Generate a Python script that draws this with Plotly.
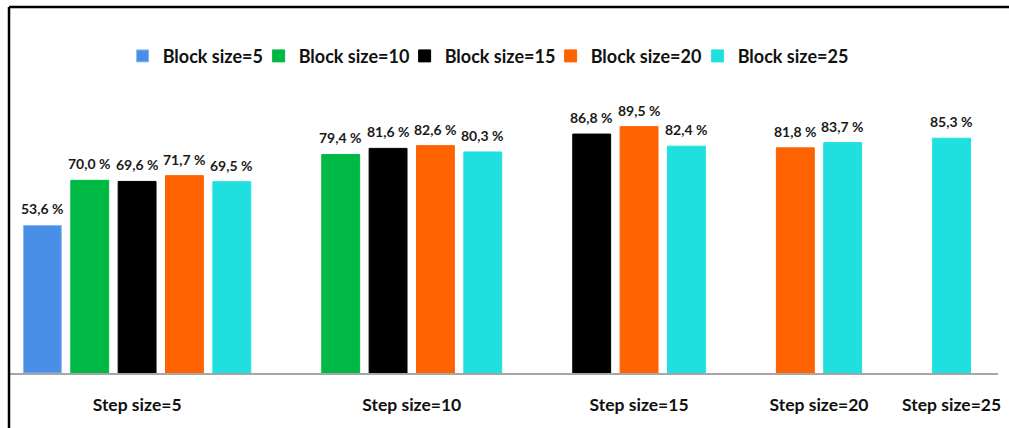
import plotly.graph_objects as go

steps = ["Step size=5", "Step size=10", "Step size=15", "Step size=20", "Step size=25"]
series_names = ["Block size=5", "Block size=10", "Block size=15", "Block size=20", "Block size=25"]
block5 = [53.6, None, None, None, None]
block10 = [70.0, 79.4, None, None, None]
block15 = [69.6, 81.6, 86.8, None, None]
block20 = [71.7, 82.6, 89.5, 81.8, None]
block25 = [69.5, 80.3, 82.4, 83.7, 85.3]
series_values = [block5, block10, block15, block20, block25]
colors = ["#4A8FE7", "#00B945", "#000000", "#FF6200", "#20E0DF"]
line_colors = ["#8DB8F0", "#00B945", "#000000", "#FF6200", "#20E0DF"]
legend_widths = [91, 101, 101, 102, None]

GAP = 2.3  # spacing (in bar slots) between neighbouring groups
FONT = "Lato"

# compute slot positions per group: bars present are packed together
positions = {}
centers = []
start = 0.0
for g in range(len(steps)):
    present = [s for s in range(len(series_values)) if series_values[s][g] is not None]
    for k, s in enumerate(present):
        positions[(s, g)] = start + k
    centers.append(start + (len(present) - 1) / 2)
    start = start + (len(present) - 1) + GAP

fig = go.Figure()
annotations = []
for s, (name, vals) in enumerate(zip(series_names, series_values)):
    xs, ys = [], []
    for g, v in enumerate(vals):
        if v is None:
            continue
        xs.append(positions[(s, g)])
        ys.append(v)
        annotations.append(dict(
            x=positions[(s, g)], y=v, xref="x", yref="y",
            text=f"{v:.1f}".replace(".", ",") + " %",
            showarrow=False, yanchor="bottom", yshift=6,
            font=dict(family=FONT, size=14, color="#1a1a1a", weight="bold"),
        ))
    bar = go.Bar(
        x=xs, y=ys, name=name, width=0.8,
        marker=dict(color=colors[s], line=dict(color=line_colors[s], width=1)),
    )
    if legend_widths[s] is not None:
        bar.legendwidth = legend_widths[s]
    fig.add_trace(bar)

# outer frame: only the top and left edges are inside the picture
fig.add_shape(type="line", xref="paper", yref="paper",
              x0=-0.001, x1=1.02, y0=1.003, y1=1.003,
              line=dict(color="#000000", width=2.5), layer="above")
fig.add_shape(type="line", xref="paper", yref="paper",
              x0=-0.001, x1=-0.001, y0=-0.3, y1=1.003,
              line=dict(color="#000000", width=2.5), layer="above")

fig.update_layout(
    width=1009, height=428,
    margin=dict(l=10, r=8, t=8, b=55),
    paper_bgcolor="white", plot_bgcolor="white",
    barmode="overlay",
    showlegend=True,
    legend=dict(orientation="h", x=0.114, xanchor="left", y=0.868, yanchor="middle",
                font=dict(family=FONT, size=18, color="#111111", weight="bold"),
                bgcolor="rgba(0,0,0,0)", itemwidth=30, traceorder="normal"),
    annotations=annotations,
    xaxis=dict(range=[-0.684, 20.18], tickvals=centers, ticktext=steps,
               showgrid=False, zeroline=False, showline=True,
               linecolor="#A6A6A6", linewidth=1.5, ticks="",
               ticklabelstandoff=15,
               tickfont=dict(family=FONT, size=17.5, color="#111111", weight="bold")),
    yaxis=dict(range=[0, 132.6], visible=False, showgrid=False, zeroline=False),
)

fig.write_html("out.html", config={"displayModeBar": False},
               post_script="document.body.style.margin='0px';")
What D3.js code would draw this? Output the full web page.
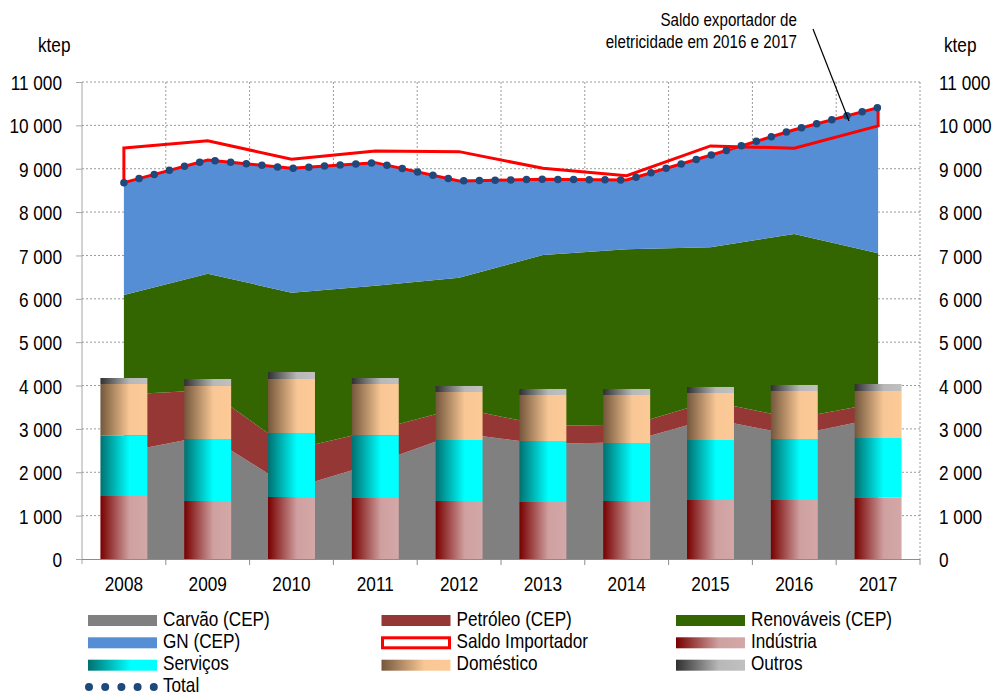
<!DOCTYPE html>
<html><head><meta charset="utf-8">
<script src="https://cdn.jsdelivr.net/npm/d3@7"></script>
<style>
html,body{margin:0;padding:0;background:#fff;}
svg text{font-family:'Liberation Sans',Arial,sans-serif;fill:#000;}
</style></head>
<body>
<svg id="chart" width="994" height="696"></svg>
<script>
const years = ["2008","2009","2010","2011","2012","2013","2014","2015","2016","2017"];
const carvao     = [2470, 2845, 1628, 2210, 2900, 2650, 2695, 3235, 2855, 3252];
const petroleo   = [1321, 1045,  892,  760,  580,  438,  365,  405,  387,  346];
const renovaveis = [2298, 2690, 3622, 3333, 3008, 3923, 4082, 3548, 4253, 3452];
const gn         = [2590, 2622, 2868, 2837, 2230, 1746, 1599, 2122, 2405, 3360];
const saldo      = [ 800,  445,  208,  270,  676,  253,   99,  215, -428, -424];
const total      = [8679, 9202, 9010, 9140, 8718, 8757, 8741, 9310, 9900, 10410];
const industria  = [1453, 1338, 1430, 1407, 1338, 1315, 1338, 1361, 1361, 1414];
const servicos   = [1399, 1429, 1476, 1445, 1406, 1406, 1337, 1383, 1406, 1376];
const domestico  = [1184, 1223, 1245, 1184, 1107, 1061, 1107, 1084, 1107, 1084];
const outros     = [ 138,  161,  162,  138,  139,  139,  139,  139,  139,  162];
const yTicks = [0,1000,2000,3000,4000,5000,6000,7000,8000,9000,10000,11000];
const unitLabel = "ktep";
const annotation = ["Saldo exportador de", "eletricidade em 2016 e 2017"];
const legendNames = ["Carvão (CEP)","Petróleo (CEP)","Renováveis (CEP)","GN (CEP)","Saldo Importador","Indústria","Serviços","Doméstico","Outros","Total"];

const svg = d3.select("#chart");
const L=82, R=920, T=82, B=559;
const x = d3.scaleBand().domain(years).range([L,R]).paddingInner(0).paddingOuter(0);
const cx = d => x(d) + x.bandwidth()/2;
const y = d3.scaleLinear().domain([0,11000]).range([B,T]);
const fmt = v => d3.format(",")(v).replace(/,/g," ");

function narrowBy(k){
  return sel => sel.each(function(){
    const t = d3.select(this);
    const ax = +t.attr("x") || 0;
    t.attr("transform",`translate(${ax},0) scale(${k},1) translate(${-ax},0)`);
  });
}
const narrow = narrowBy(0.82);

// gradients
const defs = svg.append("defs");
const grads = {
  ind: [["0%","#780000"],["62%","#cfa0a0"],["100%","#d4a8a8"]],
  serv:[["0%","#007070"],["62%","#00ffff"],["100%","#00ffff"]],
  dom: [["0%","#74573c"],["62%","#f8c795"],["100%","#fbca97"]],
  out: [["0%","#303030"],["62%","#b8b8b8"],["100%","#c0c0c0"]]
};
Object.entries(grads).forEach(([id,stops])=>{
  const g = defs.append("linearGradient").attr("id","g-"+id).attr("x1","0").attr("x2","1").attr("y1","0").attr("y2","0");
  stops.forEach(s=>g.append("stop").attr("offset",s[0]).attr("stop-color",s[1]));
});

// grid
const grid = svg.append("g");
yTicks.filter(v=>v>0).forEach(v=>{
  grid.append("line").attr("x1",L).attr("x2",R).attr("y1",y(v)).attr("y2",y(v))
    .attr("stroke","#9a9a9a").attr("stroke-width",1).attr("stroke-dasharray","2,2");
});
years.slice(1).concat(["end"]).forEach((yr)=>{
  const xx = yr==="end" ? R : x(yr);
  grid.append("line").attr("x1",xx).attr("x2",xx).attr("y1",T).attr("y2",B)
    .attr("stroke","#9a9a9a").attr("stroke-width",1).attr("stroke-dasharray","2,2");
});

// areas
const rows = years.map((yr,i)=>({year:yr, carvao:carvao[i], petroleo:petroleo[i], renovaveis:renovaveis[i], gn:gn[i]}));
const areaKeys = ["carvao","petroleo","renovaveis","gn"];
const areaColors = {carvao:"#808080", petroleo:"#953735", renovaveis:"#336600", gn:"#558ed5"};
const series = d3.stack().keys(areaKeys)(rows);
const area = d3.area().x(d=>cx(d.data.year)).y0(d=>y(d[0])).y1(d=>y(d[1]));
svg.append("g").selectAll("path").data(series).join("path")
  .attr("d",area).attr("fill",d=>areaColors[d.key]);

// bars
const brows = years.map((yr,i)=>({year:yr, ind:industria[i], serv:servicos[i], dom:domestico[i], out:outros[i]}));
const bseries = d3.stack().keys(["ind","serv","dom","out"])(brows);
const bw = x.bandwidth()*0.56;
svg.append("g").selectAll("g").data(bseries).join("g")
  .attr("fill",d=>"url(#g-"+d.key+")")
  .selectAll("rect").data(d=>d).join("rect")
  .attr("x",d=>cx(d.data.year)-bw/2).attr("width",bw)
  .attr("y",d=>y(d[1])).attr("height",d=>y(d[0])-y(d[1]));

// saldo outline
const gnTop = series[3];
const saldoArea = d3.area().x((d,i)=>cx(years[i])).y0((d,i)=>y(gnTop[i][1])).y1((d,i)=>y(gnTop[i][1]+saldo[i]));
svg.append("path").datum(saldo).attr("d",saldoArea)
  .attr("fill","none").attr("stroke","#ff0000").attr("stroke-width",3).attr("stroke-linejoin","miter");

// total dotted line
const line = d3.line().x((d,i)=>cx(years[i])).y(d=>y(d));
svg.append("path").datum(total).attr("d",line)
  .attr("fill","none").attr("stroke","#1f497d").attr("stroke-width",7.5)
  .attr("stroke-linecap","round").attr("stroke-dasharray","0 15.7");

// axes
const yAxisL = d3.axisLeft(y).tickValues(yTicks).tickFormat(fmt).tickSize(6).tickSizeOuter(0).tickPadding(14);
const gL = svg.append("g").attr("transform",`translate(${L},0)`).call(yAxisL);
gL.attr("font-family",null).attr("font-size",null);
gL.select(".domain").attr("stroke","#a6a6a6").attr("d",`M0,${T}V${B+5}`);
gL.selectAll(".tick line").attr("stroke","#a6a6a6");
gL.selectAll("text").attr("font-size",21).attr("dy","0.36em").call(narrow);

const yAxisR = d3.axisRight(y).tickValues(yTicks).tickFormat(fmt).tickSize(0).tickPadding(19);
const gR = svg.append("g").attr("transform",`translate(${R},0)`).call(yAxisR);
gR.attr("font-family",null).attr("font-size",null);
gR.select(".domain").remove();
gR.selectAll("text").attr("font-size",21).attr("dy","0.36em").call(narrow);

const xAxis = d3.axisBottom(x).tickSize(0).tickPadding(17);
const gX = svg.append("g").attr("transform",`translate(0,${B})`).call(xAxis);
gX.attr("font-family",null).attr("font-size",null);
gX.select(".domain").attr("stroke","#8c8c8c").attr("d",`M${L},0.5H${R}`);
gX.selectAll("text").attr("font-size",21).call(narrow);
svg.append("g").selectAll("line").data(years.slice(1).concat(["end"])).join("line")
  .attr("x1",d=>d==="end"?R:x(d)).attr("x2",d=>d==="end"?R:x(d))
  .attr("y1",B).attr("y2",B+6).attr("stroke","#8c8c8c");

// unit labels
svg.append("text").attr("x",38).attr("y",52).attr("font-size",21).text(unitLabel).call(narrow);
svg.append("text").attr("x",944).attr("y",52).attr("font-size",21).text(unitLabel).call(narrow);

// annotation
svg.append("text").attr("x",797).attr("y",26).attr("text-anchor","end").attr("font-size",18.5).text(annotation[0]).call(narrow);
svg.append("text").attr("x",797).attr("y",48.5).attr("text-anchor","end").attr("font-size",18.5).text(annotation[1]).call(narrow);
svg.append("line").attr("x1",813).attr("y1",29).attr("x2",849).attr("y2",121).attr("stroke","#000").attr("stroke-width",1.2);

// legend
const legendStyles = [
  {type:"fill",fill:"#808080"},{type:"fill",fill:"#953735"},{type:"fill",fill:"#336600"},
  {type:"fill",fill:"#558ed5"},{type:"outline"},{type:"fill",fill:"url(#g-ind)"},
  {type:"fill",fill:"url(#g-serv)"},{type:"fill",fill:"url(#g-dom)"},{type:"fill",fill:"url(#g-out)"},
  {type:"dots"}
];
const colX = [88, 381.5, 676];
const rowY = [620.5, 642.8, 665.2, 687];
const rowBase = [626.3, 648.2, 670.0, 691.8];
const lg = svg.append("g");
legendNames.forEach((name,i)=>{
  const c = i%3, r = Math.floor(i/3);
  const gx = colX[c], gy = rowY[r];
  const st = legendStyles[i];
  if(st.type==="fill"){
    lg.append("rect").attr("x",gx).attr("y",gy-5.5).attr("width",69).attr("height",11).attr("fill",st.fill);
  } else if(st.type==="outline"){
    lg.append("rect").attr("x",gx+1).attr("y",gy-5).attr("width",67).attr("height",10)
      .attr("fill","#fff").attr("stroke","#ff0000").attr("stroke-width",3);
  } else {
    lg.append("line").attr("x1",gx+1).attr("x2",gx+67).attr("y1",gy).attr("y2",gy)
      .attr("stroke","#1f497d").attr("stroke-width",8).attr("stroke-linecap","round").attr("stroke-dasharray","0 16.2");
  }
  lg.append("text").attr("x",gx+75).attr("y",rowBase[r]).attr("font-size",19.4).text(name).call(narrowBy(0.885));
});
</script>
</body></html>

──────────

» Objective:
Repeat the records above exactly, from the first line through the line that contains "start = start + (len(present) - 1) + GAP", and leave out the pictures.

» Finished exercise:
Generate a Python script that draws this with Plotly.
import plotly.graph_objects as go

steps = ["Step size=5", "Step size=10", "Step size=15", "Step size=20", "Step size=25"]
series_names = ["Block size=5", "Block size=10", "Block size=15", "Block size=20", "Block size=25"]
block5 = [53.6, None, None, None, None]
block10 = [70.0, 79.4, None, None, None]
block15 = [69.6, 81.6, 86.8, None, None]
block20 = [71.7, 82.6, 89.5, 81.8, None]
block25 = [69.5, 80.3, 82.4, 83.7, 85.3]
series_values = [block5, block10, block15, block20, block25]
colors = ["#4A8FE7", "#00B945", "#000000", "#FF6200", "#20E0DF"]
line_colors = ["#8DB8F0", "#00B945", "#000000", "#FF6200", "#20E0DF"]
legend_widths = [91, 101, 101, 102, None]

GAP = 2.3  # spacing (in bar slots) between neighbouring groups
FONT = "Lato"

# compute slot positions per group: bars present are packed together
positions = {}
centers = []
start = 0.0
for g in range(len(steps)):
    present = [s for s in range(len(series_values)) if series_values[s][g] is not None]
    for k, s in enumerate(present):
        positions[(s, g)] = start + k
    centers.append(start + (len(present) - 1) / 2)
    start = start + (len(present) - 1) + GAP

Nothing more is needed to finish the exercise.